It’s easy to assume that the more senior you get in an organization, the more you can see the whole.
This is only partially true.
It’s true that you have more access to a facsimile of the whole, whether through dashboards of KPIs or access to other senior people who run major functions.
But all these inputs are at best proxies for what’s really going on. While they serve as early warning indicators that can tell you where to dig deeper, they often lack texture, nuance, and context, and are at best a fuzzy representation of the whole.
This is why it’s doubly important, no matter where you sit in an organization, to let go of the notion that the senior folks “just know more stuff” and, therefore, that they don’t have much to learn from or don’t need to hear from you.
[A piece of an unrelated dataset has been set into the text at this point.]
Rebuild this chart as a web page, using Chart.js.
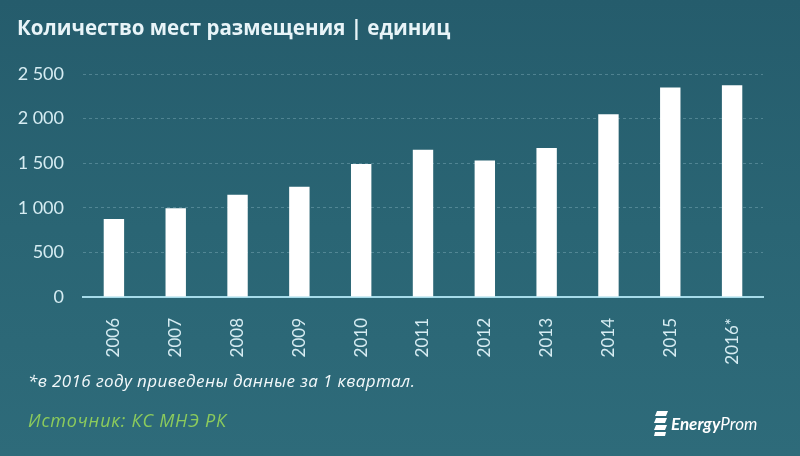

The reality is each of us sees our own small, unique part of the elephant, and beyond that, we all have massive blind spots.
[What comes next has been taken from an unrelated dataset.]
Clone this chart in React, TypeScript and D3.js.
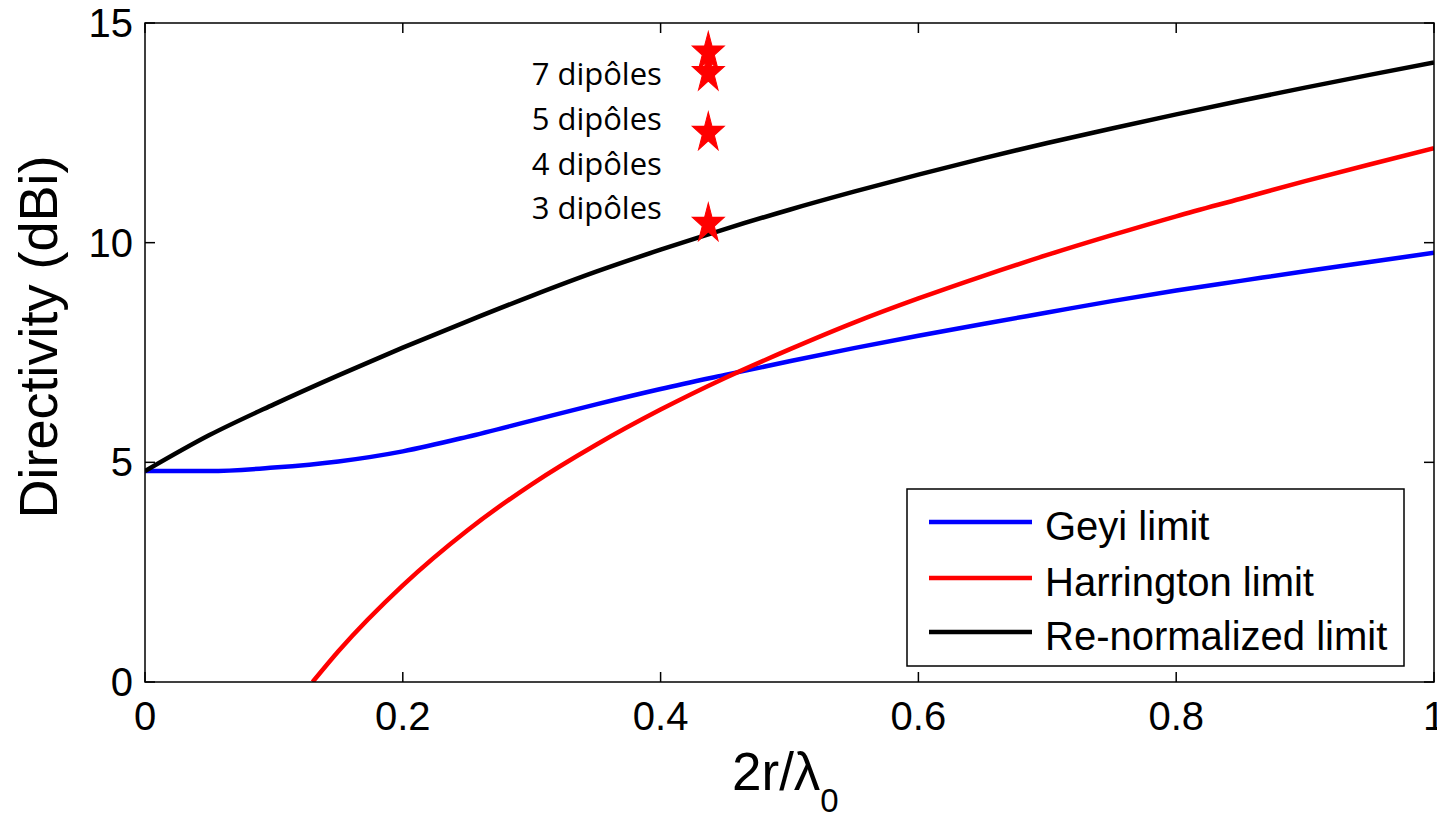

For any of us to truly understand the whole, we must travel far and wide, within and outside our organization, and hear what everyone has to say.
And we must engender a company culture that encourages everyone to speak up and share what they see. This culture must be reinforced daily—in how 1-on-1s and larger meetings happen, in what is said in which Slack threads, in how questions are asked and answered. The lifeblood of this culture is people who model brave behavior, sharing the important details early and often.
It’s so tempting to paint the pretty picture of what’s going on in our little neck of the woods, to assume that “nothing to see here” is the right, safe message.
Picture, instead, the power of describing the salient details, the bits that only you know, and partnering to connect that up with the whole.
Only together can we see the whole elephant.